Exercise instructions:
Give the data below again exactly as it stands. Omit the pictures.

Provided material:
● ● ● ● ●

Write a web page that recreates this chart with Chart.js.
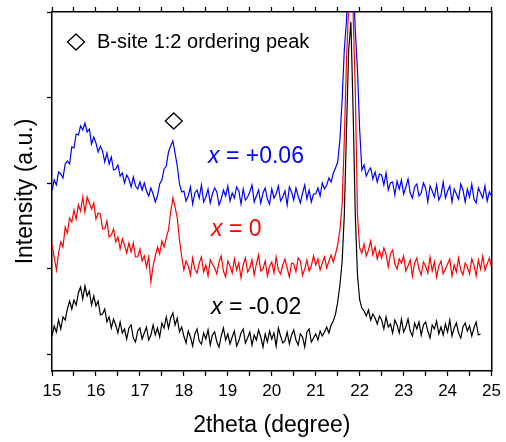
<!DOCTYPE html>
<html>
<head>
<meta charset="utf-8">
<script src="https://cdn.jsdelivr.net/npm/chart.js@4.4.1/dist/chart.umd.min.js"></script>
<style>
html,body{margin:0;padding:0;background:#fff;}
</style>
</head>
<body>
<canvas id="xrd" width="506" height="442"></canvas>
<script>
// XRD scans, 2theta 15..25 deg, 0.05 deg step (intensities offset per sample)
const scanStart = 15, scanStep = 0.05;

const blueX006 = [163,174,169,182,180,176,190,193,190,207,
206,220,219,228,224,231,222,225,210,217,
211,202,208,203,192,201,190,197,184,185,
189,178,181,171,179,175,167,177,168,165,
172,164,171,163,158,166,160,152,158,170,
174,185,188,202,208,213,201,188,170,162,
163,153,158,167,150,161,164,156,169,152,
157,165,151,160,166,162,149,155,164,158,
168,153,161,156,167,163,150,165,154,157,
162,169,152,158,164,151,161,166,155,150,
165,156,160,168,153,157,163,149,167,162,
154,166,158,151,161,169,155,164,152,160,
160,166,158,171,165,169,176,172,181,186,
192,214,254,304,334,394,414,374,324,284,
224,184,189,178,183,186,175,182,172,180,
179,169,181,164,171,172,159,173,165,174,
160,167,175,161,156,167,170,158,161,171,
166,152,168,163,157,169,154,159,172,156,
163,168,152,165,160,155,170,164,152,165,
157,170,155,151,166,161,156,168,153,162,
158];

const redX0 = [109,97,84,101,112,107,127,121,136,132,
144,135,149,143,157,142,157,151,145,151,
135,141,140,125,125,133,117,119,125,112,
117,105,115,109,101,111,102,111,97,97,
105,93,98,87,97,72,88,98,107,100,
113,107,116,124,142,156,147,136,114,98,
84,93,88,79,96,85,81,91,97,82,
89,78,94,90,86,80,92,98,83,77,
93,88,81,95,84,91,76,89,96,82,
86,94,79,90,99,83,85,93,78,88,
92,81,97,84,80,89,95,86,77,91,
90,82,96,93,79,85,94,83,88,98,
89,95,84,91,97,86,93,99,92,100,
109,124,149,214,294,349,364,342,264,139,
106,101,110,98,104,113,99,107,95,103,
96,106,100,87,100,104,90,85,95,91,
98,83,88,94,78,91,96,85,79,92,
88,81,97,83,92,77,88,93,80,85,
90,95,78,89,82,96,84,79,91,87,
80,95,89,78,94,85,98,84,90,96,
87];

const blackXm002 = [18,28,22,34,25,37,34,45,53,45,
54,49,61,67,55,68,58,63,49,58,
48,53,39,40,45,32,37,26,35,29,
21,32,21,25,15,26,29,16,12,23,
26,15,21,27,14,19,29,19,26,17,
31,26,37,26,36,41,29,36,22,27,
18,11,23,17,8,20,25,13,10,21,
15,24,9,19,22,12,7,18,26,14,
20,10,17,23,8,13,21,25,11,16,
22,9,19,14,24,17,7,20,12,23,
15,21,8,26,18,11,13,22,10,19,
24,14,9,20,17,7,22,25,12,16,
20,14,23,18,22,27,21,29,33,40,
52,69,92,139,224,304,332,244,139,79,
54,46,43,38,44,34,40,36,30,38,
34,25,37,27,30,21,34,29,21,35,
22,27,35,23,18,31,25,32,19,29,
32,23,16,29,25,33,20,27,19,30,
22,34,18,26,31,21,16,27,31,23,
28,18,26,32,19,20];

const seriesNames = ['+0.06', '0', '-0.02'];
const seriesColors = ['#0000ff', '#ff0000', '#000000'];
const yTickValues = [0, 85.5, 171, 256.5, 342];

const FONT = '"Liberation Sans", Arial, sans-serif';

function toPoints(vals) {
  return vals.map((v, i) => ({x: +(scanStart + i * scanStep).toFixed(2), y: v}));
}

function diamond(ctx, cx, cy, rx, ry) {
  ctx.beginPath();
  ctx.moveTo(cx, cy - ry);
  ctx.lineTo(cx + rx, cy);
  ctx.lineTo(cx, cy + ry);
  ctx.lineTo(cx - rx, cy);
  ctx.closePath();
  ctx.stroke();
}

// peak marker, legend note and the x = ... labels
const notes = {
  id: 'notes',
  afterDatasetsDraw(chart) {
    const {ctx, chartArea: ca, scales: {x, y}} = chart;
    ctx.save();
    ctx.strokeStyle = '#000';
    ctx.lineWidth = 1.3;
    diamond(ctx, ca.left + 24, ca.top + 30, 8.5, 8);
    diamond(ctx, x.getPixelForValue(17.77), y.getPixelForValue(233), 8.5, 8);

    ctx.fillStyle = '#000';
    ctx.font = '20px ' + FONT;
    ctx.textBaseline = 'alphabetic';
    ctx.fillText('B-site 1:2 ordering peak', ca.left + 45, ca.top + 36);

    const at = [[18.55, 191], [18.62, 118], [18.62, 40]];
    seriesNames.forEach((name, i) => {
      const px = x.getPixelForValue(at[i][0]);
      const py = y.getPixelForValue(at[i][1]);
      ctx.fillStyle = seriesColors[i];
      ctx.font = 'italic 23px ' + FONT;
      ctx.fillText('x', px, py);
      const w = ctx.measureText('x').width;
      ctx.font = '23px ' + FONT;
      ctx.fillText(' = ' + name, px + w, py);
    });
    ctx.restore();
  }
};

const axisGrid = {drawOnChartArea: false, drawTicks: true, tickLength: 5, tickWidth: 1.3, tickColor: '#000'};
const axisBorder = {display: true, color: '#000', width: 1.5};

new Chart(document.getElementById('xrd'), {
  type: 'line',
  data: {
    datasets: [blueX006, redX0, blackXm002].map((vals, i) => ({
      label: 'x = ' + seriesNames[i],
      data: toPoints(vals),
      borderColor: seriesColors[i],
      borderWidth: 1.2,
      pointRadius: 0,
      tension: 0,
      fill: false
    }))
  },
  options: {
    responsive: false,
    animation: false,
    layout: {padding: 0},
    plugins: {legend: {display: false}, tooltip: {enabled: false}},
    scales: {
      x: {
        type: 'linear', position: 'bottom', min: 15, max: 25,
        ticks: {stepSize: 0.5, autoSkip: false, maxRotation: 0, padding: 5, color: '#000',
                font: {size: 17, family: FONT},
                callback: v => Number.isInteger(v) ? String(v) : ''},
        grid: axisGrid,
        border: axisBorder,
        title: {display: true, text: '2theta (degree)', color: '#000',
                font: {size: 23, family: FONT}, padding: {top: 0, bottom: 3}},
        afterFit(s) { s.height = 71; }
      },
      xTop: {
        type: 'linear', position: 'top', min: 15, max: 25,
        ticks: {stepSize: 0.5, autoSkip: false, callback: () => ''},
        grid: axisGrid,
        border: axisBorder,
        afterFit(s) { s.height = 12; }
      },
      y: {
        type: 'linear', position: 'left', min: -17, max: 342,
        afterBuildTicks(s) { s.ticks = yTickValues.map(v => ({value: v})); },
        ticks: {callback: () => ''},
        grid: axisGrid,
        border: axisBorder,
        title: {display: true, text: 'Intensity (a.u.)', color: '#000',
                font: {size: 23, family: FONT}, padding: {top: 12, bottom: 0}},
        afterFit(s) { s.width = 52; }
      },
      yRight: {
        type: 'linear', position: 'right', min: -17, max: 342,
        ticks: {display: false},
        grid: {drawOnChartArea: false, drawTicks: false},
        border: axisBorder,
        afterFit(s) { s.width = 12; }
      }
    }
  },
  plugins: [notes]
});
</script>
</body>
</html>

● ● ● ● ●

Exercise response:
Write a web page that recreates this chart with Chart.js.
<!DOCTYPE html>
<html>
<head>
<meta charset="utf-8">
<script src="https://cdn.jsdelivr.net/npm/chart.js@4.4.1/dist/chart.umd.min.js"></script>
<style>
html,body{margin:0;padding:0;background:#fff;}
</style>
</head>
<body>
<canvas id="xrd" width="506" height="442"></canvas>
<script>
// XRD scans, 2theta 15..25 deg, 0.05 deg step (intensities offset per sample)
const scanStart = 15, scanStep = 0.05;

const blueX006 = [163,174,169,182,180,176,190,193,190,207,
206,220,219,228,224,231,222,225,210,217,
211,202,208,203,192,201,190,197,184,185,
189,178,181,171,179,175,167,177,168,165,
172,164,171,163,158,166,160,152,158,170,
174,185,188,202,208,213,201,188,170,162,
163,153,158,167,150,161,164,156,169,152,
157,165,151,160,166,162,149,155,164,158,
168,153,161,156,167,163,150,165,154,157,
162,169,152,158,164,151,161,166,155,150,
165,156,160,168,153,157,163,149,167,162,
154,166,158,151,161,169,155,164,152,160,
160,166,158,171,165,169,176,172,181,186,
192,214,254,304,334,394,414,374,324,284,
224,184,189,178,183,186,175,182,172,180,
179,169,181,164,171,172,159,173,165,174,
160,167,175,161,156,167,170,158,161,171,
166,152,168,163,157,169,154,159,172,156,
163,168,152,165,160,155,170,164,152,165,
157,170,155,151,166,161,156,168,153,162,
158];

const redX0 = [109,97,84,101,112,107,127,121,136,132,
144,135,149,143,157,142,157,151,145,151,
135,141,140,125,125,133,117,119,125,112,
117,105,115,109,101,111,102,111,97,97,
105,93,98,87,97,72,88,98,107,100,
113,107,116,124,142,156,147,136,114,98,
84,93,88,79,96,85,81,91,97,82,
89,78,94,90,86,80,92,98,83,77,
93,88,81,95,84,91,76,89,96,82,
86,94,79,90,99,83,85,93,78,88,
92,81,97,84,80,89,95,86,77,91,
90,82,96,93,79,85,94,83,88,98,
89,95,84,91,97,86,93,99,92,100,
109,124,149,214,294,349,364,342,264,139,
106,101,110,98,104,113,99,107,95,103,
96,106,100,87,100,104,90,85,95,91,
98,83,88,94,78,91,96,85,79,92,
88,81,97,83,92,77,88,93,80,85,
90,95,78,89,82,96,84,79,91,87,
80,95,89,78,94,85,98,84,90,96,
87];

const blackXm002 = [18,28,22,34,25,37,34,45,53,45,
54,49,61,67,55,68,58,63,49,58,
48,53,39,40,45,32,37,26,35,29,
21,32,21,25,15,26,29,16,12,23,
26,15,21,27,14,19,29,19,26,17,
31,26,37,26,36,41,29,36,22,27,
18,11,23,17,8,20,25,13,10,21,
15,24,9,19,22,12,7,18,26,14,
20,10,17,23,8,13,21,25,11,16,
22,9,19,14,24,17,7,20,12,23,
15,21,8,26,18,11,13,22,10,19,
24,14,9,20,17,7,22,25,12,16,
20,14,23,18,22,27,21,29,33,40,
52,69,92,139,224,304,332,244,139,79,
54,46,43,38,44,34,40,36,30,38,
34,25,37,27,30,21,34,29,21,35,
22,27,35,23,18,31,25,32,19,29,
32,23,16,29,25,33,20,27,19,30,
22,34,18,26,31,21,16,27,31,23,
28,18,26,32,19,20];

const seriesNames = ['+0.06', '0', '-0.02'];
const seriesColors = ['#0000ff', '#ff0000', '#000000'];
const yTickValues = [0, 85.5, 171, 256.5, 342];

const FONT = '"Liberation Sans", Arial, sans-serif';

function toPoints(vals) {
  return vals.map((v, i) => ({x: +(scanStart + i * scanStep).toFixed(2), y: v}));
}

function diamond(ctx, cx, cy, rx, ry) {
  ctx.beginPath();
  ctx.moveTo(cx, cy - ry);
  ctx.lineTo(cx + rx, cy);
  ctx.lineTo(cx, cy + ry);
  ctx.lineTo(cx - rx, cy);
  ctx.closePath();
  ctx.stroke();
}

// peak marker, legend note and the x = ... labels
const notes = {
  id: 'notes',
  afterDatasetsDraw(chart) {
    const {ctx, chartArea: ca, scales: {x, y}} = chart;
    ctx.save();
    ctx.strokeStyle = '#000';
    ctx.lineWidth = 1.3;
    diamond(ctx, ca.left + 24, ca.top + 30, 8.5, 8);
    diamond(ctx, x.getPixelForValue(17.77), y.getPixelForValue(233), 8.5, 8);

    ctx.fillStyle = '#000';
    ctx.font = '20px ' + FONT;
    ctx.textBaseline = 'alphabetic';
    ctx.fillText('B-site 1:2 ordering peak', ca.left + 45, ca.top + 36);

    const at = [[18.55, 191], [18.62, 118], [18.62, 40]];
    seriesNames.forEach((name, i) => {
      const px = x.getPixelForValue(at[i][0]);
      const py = y.getPixelForValue(at[i][1]);
      ctx.fillStyle = seriesColors[i];
      ctx.font = 'italic 23px ' + FONT;
      ctx.fillText('x', px, py);
      const w = ctx.measureText('x').width;
      ctx.font = '23px ' + FONT;
      ctx.fillText(' = ' + name, px + w, py);
    });
    ctx.restore();
  }
};

const axisGrid = {drawOnChartArea: false, drawTicks: true, tickLength: 5, tickWidth: 1.3, tickColor: '#000'};
const axisBorder = {display: true, color: '#000', width: 1.5};

new Chart(document.getElementById('xrd'), {
  type: 'line',
  data: {
    datasets: [blueX006, redX0, blackXm002].map((vals, i) => ({
      label: 'x = ' + seriesNames[i],
      data: toPoints(vals),
      borderColor: seriesColors[i],
      borderWidth: 1.2,
      pointRadius: 0,
      tension: 0,
      fill: false
    }))
  },
  options: {
    responsive: false,
    animation: false,
    layout: {padding: 0},
    plugins: {legend: {display: false}, tooltip: {enabled: false}},
    scales: {
      x: {
        type: 'linear', position: 'bottom', min: 15, max: 25,
        ticks: {stepSize: 0.5, autoSkip: false, maxRotation: 0, padding: 5, color: '#000',
                font: {size: 17, family: FONT},
                callback: v => Number.isInteger(v) ? String(v) : ''},
        grid: axisGrid,
        border: axisBorder,
        title: {display: true, text: '2theta (degree)', color: '#000',
                font: {size: 23, family: FONT}, padding: {top: 0, bottom: 3}},
        afterFit(s) { s.height = 71; }
      },
      xTop: {
        type: 'linear', position: 'top', min: 15, max: 25,
        ticks: {stepSize: 0.5, autoSkip: false, callback: () => ''},
        grid: axisGrid,
        border: axisBorder,
        afterFit(s) { s.height = 12; }
      },
      y: {
        type: 'linear', position: 'left', min: -17, max: 342,
        afterBuildTicks(s) { s.ticks = yTickValues.map(v => ({value: v})); },
        ticks: {callback: () => ''},
        grid: axisGrid,
        border: axisBorder,
        title: {display: true, text: 'Intensity (a.u.)', color: '#000',
                font: {size: 23, family: FONT}, padding: {top: 12, bottom: 0}},
        afterFit(s) { s.width = 52; }
      },
      yRight: {
        type: 'linear', position: 'right', min: -17, max: 342,
        ticks: {display: false},
        grid: {drawOnChartArea: false, drawTicks: false},
        border: axisBorder,
        afterFit(s) { s.width = 12; }
      }
    }
  },
  plugins: [notes]
});
</script>
</body>
</html>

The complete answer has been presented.